When did you finally learn how to manage the bullying? How?

When I started college I managed to find a likeminded group of friends who helped me realise that I wasn’t alone and what they were doing WASN’T normal, by that point I had convinced myself I deserved the abuse. The biggest step for me in managing the bullying was to become comfortable with who I was, and friends/music was  huge help with that.

What effect do you think bullying had on you?

It has taken many years to rebuild my self-confidence and the saddest part is when I look back on a good 10 years of my life I have only very unhappy memories. The positive side is that I am very comfortable and confident in who I am and am much more determined to make my life the best it can be – the best revenge is to live your life well.

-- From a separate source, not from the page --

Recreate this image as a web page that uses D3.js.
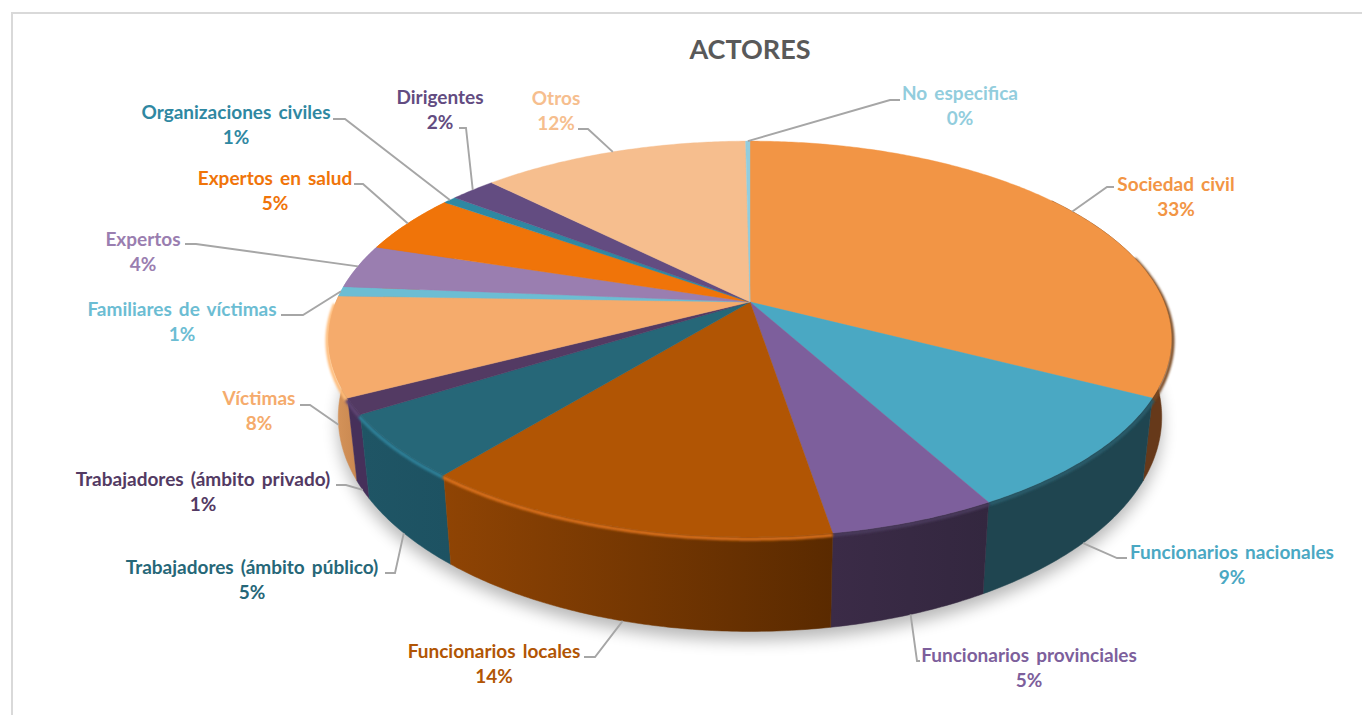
<!DOCTYPE html>
<html>
<head>
<meta charset="utf-8">
<script src="https://cdn.jsdelivr.net/npm/d3@7"></script>
<style>
html,body{margin:0;padding:0;background:#fff;overflow:hidden}
svg{display:block}
text{font-family:Lato,"Open Sans",sans-serif;font-weight:700}
</style>
</head>
<body>
<svg id="chart" width="1362" height="715"></svg>
<script>
var categories = ['Sociedad civil','Funcionarios nacionales','Funcionarios provinciales','Funcionarios locales',
	'Trabajadores (ámbito público)','Trabajadores (ámbito privado)','Víctimas','Familiares de víctimas',
	'Expertos','Expertos en salud','Organizaciones civiles','Dirigentes','Otros','No especifica'];
var values = [32.6,9.4,5.4,13.5,5.2,1.3,8.1,0.8,3.6,4.9,0.6,2.1,12.3,0.2];

var colors = ['#f29545','#4aa8c3','#7d5f9c','#b15504','#266778','#533a63','#f5ab6c',
	'#6cbdd3','#9a7eb0','#f07409','#2f88a2','#634c81','#f6be8e','#92cddd'];
// side wall shades, [left, right] of each slice
var sideColors = {0:['#66391a','#66391a'],1:['#1f4550','#1f4550'],2:['#3b2b47','#33273f'],3:['#8f4404','#5a2a00'],
	4:['#1f5565','#1d5262'],5:['#46305a','#46305a'],6:['#d9975d','#c98850']};
var rimColors = {0:'#7a4a20',1:'#2c5c6b',2:'#4a3a5c',3:'#d9701a',4:'#2f8098',5:'#5f4472',6:'#ffbb78'};

// label centre x, y of first line, then leader path from the label towards the slice
var labelX = [1176,1232,1029,494,252,203,259,182,143,275,236,440,556,960];
var labelY = [184,552,655,651,567,479,398,309,239,178,112,97,98,93];
var leaderKnee = [[1114,187,1107,187],[1127,558,1117,558],[920,661,917,661],[584,657,595,657],
	[385,573,395,573],[336,485,346,485],[300,405,310,405],[281,315,303,315],
	[185,244,196,244],[354,184,363,184],[333,119,345,119],[459,128,466,128],[578,129,588,129],[900,100,890,100]];

var cx = 750, cy = 302,      // where the slices meet
	rxB = 414, ryA = 191,    // projected radii
	persp = -0.187;          // perspective of the disc plane

function project(a){
	var u = Math.sin(a), v = -Math.cos(a), d = 1 + persp*v;
	return [cx + rxB*u/d, cy + ryA*v/d];
}
// the lower rim sits a bit lower and narrower than the top one
function lower(p){
	return [cx + (p[0]-cx)*0.977, p[1] + 75 + 0.083*(p[1]-cy)];
}
function arcPoints(a0,a1){
	var n = Math.max(2,Math.ceil((a1-a0)/0.01)), pts = [];
	for(var i=0;i<=n;i++){ pts.push(project(a0+(a1-a0)*i/n)); }
	return pts;
}

var svg = d3.select('#chart');
var linePath = d3.line();
var closedPath = d3.line().curve(d3.curveLinearClosed);
var pie = d3.pie().sort(null).value(function(d){return d;})(values);
var TAU = Math.PI*2;

var defs = svg.append('defs');
defs.append('filter').attr('id','shadowBlur').attr('x','-10%').attr('y','-10%').attr('width','120%').attr('height','130%')
	.append('feGaussianBlur').attr('stdDeviation',8);
defs.append('filter').attr('id','rimBlur').attr('filterUnits','userSpaceOnUse').attr('x',0).attr('y',0).attr('width',1362).attr('height',715)
	.append('feGaussianBlur').attr('stdDeviation',1.1);

// chart frame, open on the right and bottom like the source
svg.append('path').attr('d','M12,715V13H1362').attr('fill','none').attr('stroke','#d9d9d9').attr('stroke-width',2);

svg.append('text').attr('x',750).attr('y',59).attr('text-anchor','middle')
	.style('font-size','27px').style('fill','#595959').text('ACTORES');

// soft shadow under the disc
svg.append('path')
	.attr('d',closedPath(arcPoints(0,TAU).map(lower).map(function(p){return [p[0],p[1]+9];})))
	.attr('fill','#000').attr('opacity',0.28).attr('filter','url(#shadowBlur)');

// side walls, from the far ends towards the front
var visFrom = Math.PI*0.3, visTo = Math.PI*1.7;
var sides = pie.map(function(d,i){return {d:d,i:i};})
	.filter(function(s){return s.d.endAngle>visFrom && s.d.startAngle<visTo;})
	.sort(function(a,b){
		var ma=(a.d.startAngle+a.d.endAngle)/2, mb=(b.d.startAngle+b.d.endAngle)/2;
		return Math.abs(mb-Math.PI)-Math.abs(ma-Math.PI);
	});
sides.forEach(function(s){
	var a0=Math.max(s.d.startAngle,visFrom), a1=Math.min(s.d.endAngle,visTo);
	var upper=arcPoints(a0,a1), bottom=upper.map(lower).reverse();
	var xs=upper.concat(bottom).map(function(p){return p[0];});
	var shade=sideColors[s.i]||[colors[s.i],colors[s.i]];
	var gid='side'+s.i;
	var g=defs.append('linearGradient').attr('id',gid).attr('gradientUnits','userSpaceOnUse')
		.attr('x1',d3.min(xs)).attr('x2',d3.max(xs)).attr('y1',0).attr('y2',0);
	g.append('stop').attr('offset',0).attr('stop-color',shade[0]);
	g.append('stop').attr('offset',1).attr('stop-color',shade[1]);
	svg.append('path').attr('class','side').attr('d',closedPath(upper.concat(bottom)))
		.attr('fill','url(#'+gid+')').attr('stroke','url(#'+gid+')').attr('stroke-width',0.5);
});

// rim bevel along the front edge, pushed slightly outwards from the disc
sides.forEach(function(s){
	if(!rimColors[s.i]) return;
	var a0=Math.max(s.d.startAngle,Math.PI*0.42), a1=Math.min(s.d.endAngle,Math.PI*1.5);
	if(a1<=a0) return;
	svg.append('path').attr('d',linePath(arcPoints(a0,a1).map(function(p){return [cx+(p[0]-cx)*1.003,p[1]+2];})))
		.attr('fill','none').attr('stroke',rimColors[s.i]).attr('stroke-width',3.5).attr('filter','url(#rimBlur)');
});

// top face
svg.append('g').selectAll('path').data(pie).enter().append('path')
	.attr('d',function(d){return closedPath([[cx,cy]].concat(arcPoints(d.startAngle,d.endAngle)));})
	.attr('fill',function(d,i){return colors[i];})
	.attr('stroke',function(d,i){return colors[i];}).attr('stroke-width',0.4);

// leader lines start on the slice's outer edge (lower rim for the front slices)
svg.append('g').selectAll('path').data(pie).enter().append('path')
	.attr('d',function(d,i){
		var m=(d.startAngle+d.endAngle)/2, p=project(m), v=-Math.cos(m);
		if(v>0.1) p=lower(p);
		var k=leaderKnee[i];
		return linePath([[k[0],k[1]],[k[2],k[3]],p]);
	})
	.attr('fill','none').attr('stroke','#a6a6a6').attr('stroke-width',1.9);

var pct = d3.format('.0f');
var labels = svg.append('g').selectAll('text').data(categories).enter().append('text')
	.attr('text-anchor','middle')
	.style('font-size','19px')
	.style('word-spacing','2.5px')
	.style('fill',function(d,i){return colors[i];});
labels.append('tspan').attr('x',function(d,i){return labelX[i];}).attr('y',function(d,i){return labelY[i]+7;}).text(function(d){return d;});
labels.append('tspan').attr('x',function(d,i){return labelX[i];}).attr('y',function(d,i){return labelY[i]+32;}).text(function(d,i){return pct(values[i])+'%';});
</script>
</body>
</html>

How is your life better now?

I’m not the same person I was back then which make me incredibly proud, I feel like myself, my true self. I am blessed to have a really fantastic circle of a friends, a job with a top gaming studio, chances to travel and to have new adventures. In a nutshell I am living the life I always wanted to but was too afraid to dream possible.

Did you think your life was ever going to be this good?

Absolutely not, there were certainly dark days when I thought I was doomed to constant abuse and that no one would ever welcome me into their social groups/ careers. In my darkest hours I remember not even imagining still being here.

What would you like to say to a youngster thinking about getting into video games who is experiencing bullying right now?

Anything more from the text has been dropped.